-- Prompt --
Retype everything in the listing, leaving each line exactly as it is.

-- Dataset section --
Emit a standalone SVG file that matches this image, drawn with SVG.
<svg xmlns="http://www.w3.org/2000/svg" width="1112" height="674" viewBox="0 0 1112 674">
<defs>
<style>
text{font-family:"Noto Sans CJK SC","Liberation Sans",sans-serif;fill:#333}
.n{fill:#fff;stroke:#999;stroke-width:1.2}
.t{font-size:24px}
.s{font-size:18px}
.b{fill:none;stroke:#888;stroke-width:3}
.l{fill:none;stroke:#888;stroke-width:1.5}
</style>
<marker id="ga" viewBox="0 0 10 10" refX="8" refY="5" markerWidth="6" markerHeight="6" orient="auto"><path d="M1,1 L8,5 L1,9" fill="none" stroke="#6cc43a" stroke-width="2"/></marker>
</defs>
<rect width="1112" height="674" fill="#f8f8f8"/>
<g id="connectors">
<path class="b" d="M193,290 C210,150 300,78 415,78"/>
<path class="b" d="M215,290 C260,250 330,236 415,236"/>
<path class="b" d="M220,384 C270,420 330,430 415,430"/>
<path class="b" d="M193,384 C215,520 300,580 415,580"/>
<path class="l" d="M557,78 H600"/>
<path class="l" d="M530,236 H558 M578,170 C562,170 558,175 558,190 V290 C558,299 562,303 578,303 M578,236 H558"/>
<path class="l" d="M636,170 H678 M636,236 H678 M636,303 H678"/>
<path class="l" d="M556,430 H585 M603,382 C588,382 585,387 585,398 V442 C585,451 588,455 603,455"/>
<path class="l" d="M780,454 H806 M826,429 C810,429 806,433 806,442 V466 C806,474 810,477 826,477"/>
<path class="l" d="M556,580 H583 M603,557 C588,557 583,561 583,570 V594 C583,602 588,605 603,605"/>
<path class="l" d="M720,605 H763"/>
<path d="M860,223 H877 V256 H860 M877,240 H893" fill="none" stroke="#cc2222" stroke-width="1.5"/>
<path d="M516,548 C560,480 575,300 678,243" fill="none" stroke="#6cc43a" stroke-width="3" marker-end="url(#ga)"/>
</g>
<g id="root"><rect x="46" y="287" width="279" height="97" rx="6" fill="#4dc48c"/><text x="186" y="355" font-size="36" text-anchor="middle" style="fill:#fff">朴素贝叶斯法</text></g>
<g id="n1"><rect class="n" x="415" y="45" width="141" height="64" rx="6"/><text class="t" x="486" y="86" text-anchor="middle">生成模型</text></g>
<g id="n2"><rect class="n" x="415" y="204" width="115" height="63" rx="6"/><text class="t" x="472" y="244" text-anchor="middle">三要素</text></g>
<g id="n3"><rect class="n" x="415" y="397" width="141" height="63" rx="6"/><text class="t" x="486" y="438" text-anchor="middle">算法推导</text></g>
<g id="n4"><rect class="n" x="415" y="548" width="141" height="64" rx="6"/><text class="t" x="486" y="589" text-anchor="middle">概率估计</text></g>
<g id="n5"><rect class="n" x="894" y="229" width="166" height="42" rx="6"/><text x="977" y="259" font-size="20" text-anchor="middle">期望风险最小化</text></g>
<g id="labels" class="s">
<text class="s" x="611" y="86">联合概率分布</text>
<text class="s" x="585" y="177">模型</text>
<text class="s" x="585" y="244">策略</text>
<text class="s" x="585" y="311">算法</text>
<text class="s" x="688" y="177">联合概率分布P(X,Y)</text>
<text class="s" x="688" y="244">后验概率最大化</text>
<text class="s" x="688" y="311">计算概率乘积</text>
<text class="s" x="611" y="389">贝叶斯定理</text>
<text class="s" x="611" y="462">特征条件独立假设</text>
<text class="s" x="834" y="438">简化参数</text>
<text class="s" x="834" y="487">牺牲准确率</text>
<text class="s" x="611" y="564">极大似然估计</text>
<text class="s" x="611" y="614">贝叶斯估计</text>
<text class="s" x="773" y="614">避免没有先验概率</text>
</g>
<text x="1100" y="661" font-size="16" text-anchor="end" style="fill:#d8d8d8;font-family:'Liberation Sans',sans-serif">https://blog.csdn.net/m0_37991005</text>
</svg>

-- Output below --
Emit a standalone SVG file that matches this image, drawn with SVG.
<svg xmlns="http://www.w3.org/2000/svg" width="1112" height="674" viewBox="0 0 1112 674">
<defs>
<style>
text{font-family:"Noto Sans CJK SC","Liberation Sans",sans-serif;fill:#333}
.n{fill:#fff;stroke:#999;stroke-width:1.2}
.t{font-size:24px}
.s{font-size:18px}
.b{fill:none;stroke:#888;stroke-width:3}
.l{fill:none;stroke:#888;stroke-width:1.5}
</style>
<marker id="ga" viewBox="0 0 10 10" refX="8" refY="5" markerWidth="6" markerHeight="6" orient="auto"><path d="M1,1 L8,5 L1,9" fill="none" stroke="#6cc43a" stroke-width="2"/></marker>
</defs>
<rect width="1112" height="674" fill="#f8f8f8"/>
<g id="connectors">
<path class="b" d="M193,290 C210,150 300,78 415,78"/>
<path class="b" d="M215,290 C260,250 330,236 415,236"/>
<path class="b" d="M220,384 C270,420 330,430 415,430"/>
<path class="b" d="M193,384 C215,520 300,580 415,580"/>
<path class="l" d="M557,78 H600"/>
<path class="l" d="M530,236 H558 M578,170 C562,170 558,175 558,190 V290 C558,299 562,303 578,303 M578,236 H558"/>
<path class="l" d="M636,170 H678 M636,236 H678 M636,303 H678"/>
<path class="l" d="M556,430 H585 M603,382 C588,382 585,387 585,398 V442 C585,451 588,455 603,455"/>
<path class="l" d="M780,454 H806 M826,429 C810,429 806,433 806,442 V466 C806,474 810,477 826,477"/>
<path class="l" d="M556,580 H583 M603,557 C588,557 583,561 583,570 V594 C583,602 588,605 603,605"/>
<path class="l" d="M720,605 H763"/>
<path d="M860,223 H877 V256 H860 M877,240 H893" fill="none" stroke="#cc2222" stroke-width="1.5"/>
<path d="M516,548 C560,480 575,300 678,243" fill="none" stroke="#6cc43a" stroke-width="3" marker-end="url(#ga)"/>
</g>
<g id="root"><rect x="46" y="287" width="279" height="97" rx="6" fill="#4dc48c"/><text x="186" y="355" font-size="36" text-anchor="middle" style="fill:#fff">朴素贝叶斯法</text></g>
<g id="n1"><rect class="n" x="415" y="45" width="141" height="64" rx="6"/><text class="t" x="486" y="86" text-anchor="middle">生成模型</text></g>
<g id="n2"><rect class="n" x="415" y="204" width="115" height="63" rx="6"/><text class="t" x="472" y="244" text-anchor="middle">三要素</text></g>
<g id="n3"><rect class="n" x="415" y="397" width="141" height="63" rx="6"/><text class="t" x="486" y="438" text-anchor="middle">算法推导</text></g>
<g id="n4"><rect class="n" x="415" y="548" width="141" height="64" rx="6"/><text class="t" x="486" y="589" text-anchor="middle">概率估计</text></g>
<g id="n5"><rect class="n" x="894" y="229" width="166" height="42" rx="6"/><text x="977" y="259" font-size="20" text-anchor="middle">期望风险最小化</text></g>
<g id="labels" class="s">
<text class="s" x="611" y="86">联合概率分布</text>
<text class="s" x="585" y="177">模型</text>
<text class="s" x="585" y="244">策略</text>
<text class="s" x="585" y="311">算法</text>
<text class="s" x="688" y="177">联合概率分布P(X,Y)</text>
<text class="s" x="688" y="244">后验概率最大化</text>
<text class="s" x="688" y="311">计算概率乘积</text>
<text class="s" x="611" y="389">贝叶斯定理</text>
<text class="s" x="611" y="462">特征条件独立假设</text>
<text class="s" x="834" y="438">简化参数</text>
<text class="s" x="834" y="487">牺牲准确率</text>
<text class="s" x="611" y="564">极大似然估计</text>
<text class="s" x="611" y="614">贝叶斯估计</text>
<text class="s" x="773" y="614">避免没有先验概率</text>
</g>
<text x="1100" y="661" font-size="16" text-anchor="end" style="fill:#d8d8d8;font-family:'Liberation Sans',sans-serif">https://blog.csdn.net/m0_37991005</text>
</svg>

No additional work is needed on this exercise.